E aí está um ponto para receber o foco das instituições republicanas: o transporte ilegal, que não paga impostos (nem multas de transito), que não oferece empregos formais, que utiliza veículos sem as condições de segurança exigidas pela legislação ou com placas “clonadas”, que o noticiário da imprensa imputa ligações com o crime organizado, com sucessivos homicídios na luta pelo controle da atividade ilegal, com reprovável envolvimento de alguns policiais e que esta comprometendo 0 funcionamento do sistema de transporte, serviço público essencial.

Mas, se no que concerne ao transporte ilegal, ate aqui, só houve omissão, o mesmo não se pode dizer do enfrentamento a questão das gratuidades no transporte pelo Tribunal de Justiça do Estado do Rio de Janeiro.

Registre-se que, ao contrário do que foi equivocadamente noticiado, o Judiciário não decidiu “contra as gratuidades”. Em momenta algum o Tribunal declarou que estudantes, idosos ou portadores de deficiência ou doença crônica não fossem credores do beneficio. Pelo contrário, todas as manifestações foram no sentido do reconhecimento da gratuidade no transporte como indispensável ação de assistência social e de garantia ao ensino fundamental.

O que efetivamente decidiu o Tribunal de Justiça do Estado do Rio de Janeiro é que a assistência social e a garantia ao ensino fundamental são deveres dos poderes públicos. O que, alias, em relação aos estudantes, acaba de ser explicitado pela Lei Federal nº 10 709/2003, publicada em 01/08/2003, que expressamente atribui ao Estado “assumir o transporte escolar dos alunos da rede estadual” e aos municípios “assumir o transporte escolar dos alunos da rede municipal”.
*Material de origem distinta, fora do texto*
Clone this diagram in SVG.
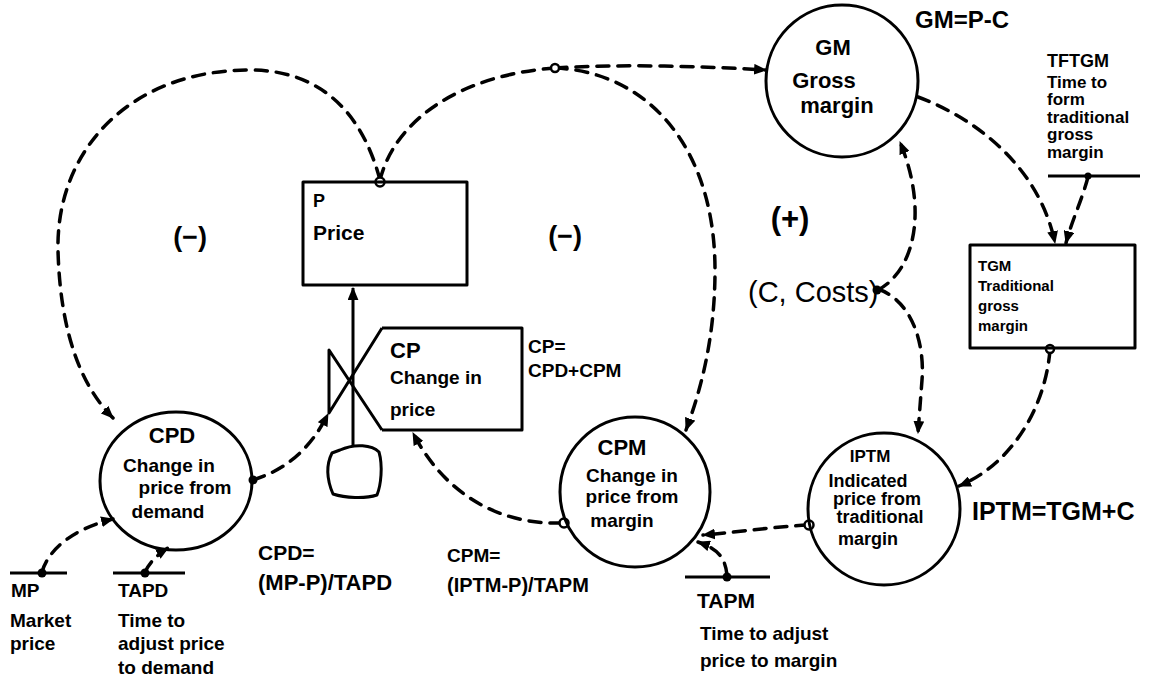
<svg xmlns="http://www.w3.org/2000/svg" width="1172" height="684" viewBox="0 0 1172 684">
<defs>
<marker id="ah" viewBox="0 0 12 10" refX="11" refY="5" markerWidth="13" markerHeight="11" markerUnits="userSpaceOnUse" orient="auto">
<path d="M0,0 L12,5 L0,10 Z" fill="#000"/>
</marker>
</defs>
<style>
.bg{fill:#fff}
.shape{fill:none;stroke:#000;stroke-width:3;stroke-linejoin:round}
.line{fill:none;stroke:#000;stroke-width:3}
.dash{fill:none;stroke:#000;stroke-width:3.5;stroke-dasharray:12 9;stroke-linecap:round}
.dot{fill:#000}
.odot{fill:#fff;stroke:#000;stroke-width:2.5}
text{font-family:"Liberation Sans","DejaVu Sans",sans-serif;font-weight:bold;fill:#000}
.t22{font-size:22px}
.t19{font-size:19px}
.t17{font-size:17px}
.t14{font-size:14px}
.mid{text-anchor:middle}
</style>
<rect class="bg" x="0" y="0" width="1172" height="684"/>

<g id="connectors">
<path class="dash" d="M380,180 C362,112 320,70 250,70 C130,70 56,150 58,250 C60,330 80,385 113,418" marker-end="url(#ah)"/>
<path class="dash" d="M380,180 C395,120 460,75 555,68"/>
<path class="dash" d="M555,68 C620,64 700,66 766,70" marker-end="url(#ah)"/>
<path class="dash" d="M555,68 C650,72 715,150 715,270 C715,340 700,392 686,430" marker-end="url(#ah)"/>
<path class="dash" d="M253,480 C285,470 310,450 328,414" marker-end="url(#ah)"/>
<path class="dash" d="M42,572 C50,545 80,527 113,519" marker-end="url(#ah)"/>
<path class="dash" d="M145,572 C150,562 158,554 168,548" marker-end="url(#ah)"/>
<path class="dash" d="M562,523 C500,525 445,495 413,433" marker-end="url(#ah)"/>
<path class="dash" d="M808,525 C770,527 740,532 703,535" marker-end="url(#ah)"/>
<path class="dash" d="M727,575 C725,555 715,548 698,542" marker-end="url(#ah)"/>
<path class="dash" d="M918,97 C980,120 1040,170 1055,243" marker-end="url(#ah)"/>
<path class="dash" d="M1088,177 C1082,200 1072,220 1066,243" marker-end="url(#ah)"/>
<path class="dash" d="M1050,350 C1045,410 1010,465 959,486" marker-end="url(#ah)"/>
<path class="dash" d="M878,289 C910,300 925,340 922,380 L918,433" marker-end="url(#ah)"/>
<path class="dash" d="M878,290 C915,270 928,210 900,142" marker-end="url(#ah)"/>
<line class="line" x1="353" y1="447" x2="353" y2="288" marker-end="url(#ah)"/>
<circle class="odot" cx="380" cy="182" r="4.5"/>
<circle class="odot" cx="555" cy="68" r="4"/>
<circle class="dot" cx="253" cy="480" r="4.5"/>
<circle class="dot" cx="42" cy="573" r="4.5"/>
<circle class="dot" cx="145" cy="573" r="4.5"/>
<circle class="odot" cx="564" cy="523" r="4.5"/>
<circle class="odot" cx="809" cy="525" r="4.5"/>
<circle class="dot" cx="727" cy="577" r="4.5"/>
<circle class="odot" cx="1050" cy="349" r="4"/>
<circle class="dot" cx="877" cy="290" r="4.5"/>
<circle class="dot" cx="1088" cy="176" r="3.5"/>
</g>

<g id="P">
<rect class="shape" x="303" y="182" width="164" height="103"/>
<text x="313" y="207" style="font-size:18px">P</text>
<text x="313" y="240" style="font-size:21px">Price</text>
</g>

<g id="CP">
<path class="shape" d="M382,328 L522,328 L522,430 L382,430"/>
<path class="shape" d="M382,328 L329,413 L329,350 L382,430"/>
<path class="shape" d="M340,450 C355,443 372,445 379,452 C383,466 381,485 377,495 C365,499 345,498 333,494 C327,480 326,465 332,453 Z"/>
<text x="390" y="358" class="t22">CP</text>
<text x="390" y="384" class="t19">Change in</text>
<text x="390" y="416" class="t19">price</text>
<text x="528" y="353" style="font-size:19px">CP=</text>
<text x="528" y="377" style="font-size:19px">CPD+CPM</text>
</g>

<g id="loops">
<text x="190" y="246" class="mid" style="font-size:27px">(−)</text>
<text x="565" y="245" class="mid" style="font-size:27px">(−)</text>
<text x="790" y="229" class="mid" style="font-size:31px">(+)</text>
</g>

<g id="CPD">
<ellipse class="shape" cx="176" cy="481" rx="76" ry="69"/>
<text x="172" y="443" class="t22 mid">CPD</text>
<text x="169" y="472" class="t19 mid">Change in</text>
<text x="185" y="494" class="t19 mid">price from</text>
<text x="168" y="518" class="t19 mid">demand</text>
<text x="258" y="560" style="font-size:21px">CPD=</text>
<text x="258" y="590" style="font-size:22px">(MP-P)/TAPD</text>
</g>

<g id="MP">
<line class="line" x1="10" y1="573" x2="67" y2="573"/>
<text x="11" y="597" class="t19">MP</text>
<text x="10" y="627" class="t19">Market</text>
<text x="10" y="650" class="t19">price</text>
</g>

<g id="TAPD">
<line class="line" x1="113" y1="573" x2="185" y2="573"/>
<text x="118" y="597" class="t19">TAPD</text>
<text x="118" y="627" class="t19">Time to</text>
<text x="118" y="650" class="t19">adjust price</text>
<text x="118" y="674" class="t19">to demand</text>
</g>

<g id="CPM">
<circle class="shape" cx="635" cy="492" r="75"/>
<text x="622" y="455" class="t22 mid">CPM</text>
<text x="632" y="482" class="t19 mid">Change in</text>
<text x="632" y="503" class="t19 mid">price from</text>
<text x="622" y="527" class="t19 mid">margin</text>
<text x="447" y="562" style="font-size:19px">CPM=</text>
<text x="447" y="592" style="font-size:20px">(IPTM-P)/TAPM</text>
</g>

<g id="TAPM">
<line class="line" x1="685" y1="577" x2="770" y2="577"/>
<text x="697" y="608" style="font-size:21px">TAPM</text>
<text x="700" y="640" class="t19">Time to adjust</text>
<text x="700" y="667" class="t19">price to margin</text>
</g>

<g id="IPTM">
<circle class="shape" cx="884" cy="509" r="76"/>
<text x="870" y="462" class="t17 mid">IPTM</text>
<text x="868" y="487" style="font-size:18px" class="mid">Indicated</text>
<text x="877" y="505" style="font-size:18px" class="mid">price from</text>
<text x="880" y="523" style="font-size:18px" class="mid">traditional</text>
<text x="868" y="545" style="font-size:18px" class="mid">margin</text>
<text x="972" y="520" style="font-size:25px">IPTM=TGM+C</text>
</g>

<g id="C">
<text x="748" y="302" style="font-size:29px;font-weight:normal">(C, Costs)</text>
</g>

<g id="GM">
<circle class="shape" cx="842" cy="81" r="76"/>
<text x="833" y="55" class="t22 mid">GM</text>
<text x="824" y="88" class="t22 mid">Gross</text>
<text x="837" y="113" class="t22 mid">margin</text>
<text x="915" y="28" style="font-size:24px">GM=P-C</text>
</g>

<g id="TFTGM">
<line class="line" x1="1048" y1="176" x2="1140" y2="176"/>
<text x="1047" y="67" style="font-size:18px">TFTGM</text>
<text x="1047" y="88" class="t17">Time to</text>
<text x="1047" y="105" class="t17">form</text>
<text x="1047" y="123" class="t17">traditional</text>
<text x="1047" y="140" class="t17">gross</text>
<text x="1047" y="158" class="t17">margin</text>
</g>

<g id="TGM">
<rect class="shape" x="970" y="245" width="165" height="103"/>
<text x="978" y="271" style="font-size:15px">TGM</text>
<text x="978" y="291" style="font-size:15px">Traditional</text>
<text x="978" y="311" style="font-size:15px">gross</text>
<text x="978" y="331" style="font-size:15px">margin</text>
</g>
</svg>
O tribunal de Justiça do Estado do Rio de Janeiro, de forma exemplar e agindo a altura da expectativa da sociedade, sinalizou claramente que não aprova o discurso fácil de quem não respeita limites na busca do voto do eleitor desavisado. Não se curvando as pressões, o Tribunal afirmou a independência que também decorre da remuneração digna para os seus membros.”